Like Wolters, Barnhart is a catcher who gives the Phillies options. Barnhart is closer to the big leagues, playing this season at Double-A and hitting fairly well (.275/.357/.373) while showing slight improvements catching advanced stuff. He projects more as a backup, but the Phillies need any help they can get.
Los Angeles Dodgers
Trade: Michael Young to Los Angeles for James Baldwin
The Dodgers have gotten some of the worst production in baseball out of their third basemen. That is not surprising considering Jerry Hairston and Nick Punto have been manning the position. Those two have combined to hit .230/.301/.327 with seven home runs.
One reason it is conceivable that Young would accept a trade to the Dodgers is because they are contenders, possibly even favorites in the National League considering the roll they have been on since the end of June.

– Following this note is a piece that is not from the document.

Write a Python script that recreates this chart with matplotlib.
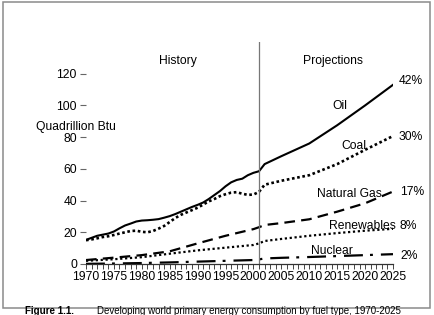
import matplotlib
matplotlib.use("Agg")
import matplotlib.pyplot as plt
from matplotlib.patches import Rectangle

plt.rcParams['font.family'] = ['Liberation Sans', 'DejaVu Sans']

# ---- data ----
hist_years = list(range(1970, 2002))
proj_years = [2002, 2005, 2010, 2015, 2020, 2025]

oil_hist = [15.2, 16.5, 17.8, 18.5, 19.2, 20.5, 22.5, 24.3, 25.5, 26.8,
            27.4, 27.6, 27.9, 28.3, 29.2, 30.2, 31.5, 33.0, 34.5, 36.0,
            37.3, 38.8, 41.0, 43.5, 46.0, 49.0, 51.5, 53.0, 53.8, 56.0,
            57.5, 58.5]
oil_proj = [63.0, 68.0, 76.0, 87.5, 100.0, 113.0]

coal_hist = [15.0, 15.5, 16.2, 17.0, 17.5, 18.3, 19.2, 20.0, 20.8, 21.0,
             20.3, 20.0, 20.8, 22.3, 24.0, 26.5, 29.0, 31.0, 32.5, 34.0,
             35.5, 37.5, 39.5, 41.0, 42.8, 44.0, 45.0, 45.3, 44.3, 43.6,
             43.8, 45.5]
coal_proj = [50.0, 52.5, 56.0, 63.0, 72.0, 80.7]

other_years = [1970, 1975, 1980, 1985, 1990, 1995, 2000, 2001,
               2002, 2005, 2010, 2015, 2020, 2025]
gas = [2.5, 4.0, 5.6, 8.0, 13.0, 17.8, 22.0, 23.2, 24.6, 25.8, 28.2, 33.0, 38.3, 45.7]
renewables = [2.0, 3.0, 4.3, 6.5, 8.6, 10.3, 12.0, 13.0, 14.5, 15.8, 17.8, 19.5, 21.0, 22.2]
nuclear = [0.1, 0.3, 0.6, 1.0, 1.5, 2.0, 2.5, 2.9, 3.5, 3.9, 4.4, 5.0, 5.6, 6.2]

series_labels = ["Oil", "Coal", "Natural Gas", "Renewables", "Nuclear"]
shares = ["42%", "30%", "17%", "8%", "2%"]
y_ticks = [0, 20, 40, 60, 80, 100, 120]
x_ticks = list(range(1970, 2026, 5))
divider_year = 2001

# ---- figure ----
W, H = 435, 315
fig = plt.figure(figsize=(W / 100, H / 100), dpi=100)


def px(x, y):
    return (x / W, 1 - y / H)


ax = fig.add_axes([86 / W, 1 - 264 / H, 307 / W, 222 / H])
ax.set_xlim(1970, 2025)
ax.set_ylim(0, 140)

ax.plot(hist_years + proj_years, oil_hist + oil_proj, color='black', lw=1.5,
        solid_joinstyle='round')
ax.plot(hist_years + proj_years, coal_hist + coal_proj, color='black', lw=1.9,
        linestyle=(0, (1.0, 1.0)))
ax.plot(other_years, gas, color='black', lw=1.6, linestyle=(0, (4.8, 2.8)))
ax.plot(other_years, renewables, color='black', lw=1.6, linestyle=(0, (1.0, 1.2)))
ax.plot(other_years, nuclear, color='black', lw=1.6,
        linestyle=(0, (8.5, 3.2, 1.3, 3.6)))

ax.plot([divider_year, divider_year], [0, 140], color='#777777', lw=0.9)

for s in ['left', 'top', 'right']:
    ax.spines[s].set_visible(False)
ax.spines['bottom'].set_color('#333333')
ax.spines['bottom'].set_linewidth(0.9)

ax.set_yticks(y_ticks)
ax.set_yticklabels([str(v) for v in y_ticks])
ax.set_xticks(x_ticks)
ax.set_xticklabels([str(v) for v in x_ticks])
ax.set_xticks(list(range(1970, 2026)), minor=True)
ax.tick_params(axis='y', direction='out', length=4, width=0.8, color='#666666',
               pad=2.5, labelsize=8.7)
ax.tick_params(axis='x', which='both', direction='out', length=3.5, width=0.7,
               color='#444444', pad=1.5, labelsize=8.7)

fs = 8.7
fig.text(*px(178, 61), "History", ha='center', va='center', fontsize=fs)
fig.text(*px(333, 61), "Projections", ha='center', va='center', fontsize=fs)
fig.text(*px(76, 127), "Quadrillion Btu", ha='center', va='center', fontsize=fs)

label_pos = [(340, 106), (354, 146), (349, 194), (362, 226), (332, 251)]
share_pos = [(399, 81), (399, 137), (400, 192), (400, 226), (400, 256)]
for lab, (x, y) in zip(series_labels, label_pos):
    fig.text(*px(x, y), lab, ha='center', va='center', fontsize=fs)
for sh, (x, y) in zip(shares, share_pos):
    fig.text(*px(x, y), sh, ha='left', va='center', fontsize=fs)

# frame
fig.patches.append(Rectangle(px(3, 307.5), 427 / W, 305.5 / H, transform=fig.transFigure,
                             fill=False, edgecolor='#8a8a8a', lw=1.1))

# caption
fig.text(*px(25, 311.3), "Figure 1.1.", ha='left', va='center', fontsize=7.0,
         fontweight='bold')
fig.text(*px(97, 311.3), "Developing world primary energy consumption by fuel type, 1970-2025",
         ha='left', va='center', fontsize=7.0)

fig.savefig("out.png", dpi=100)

We also know that the Dodgers aren't afraid to throw money at anyone, so if Young were to accept a trade and perform well in Los Angeles, he could conceivably get a multi-year extension at the age of 37.
Baldwin's stock has dropped the last two years. His raw tools have not translated to success on the field, but he is the kind of prospect the Phillies usually take a chance on. He has all the tools to be a solid big leaguer. His athleticism is something Amaro and Co. would love to have in their system.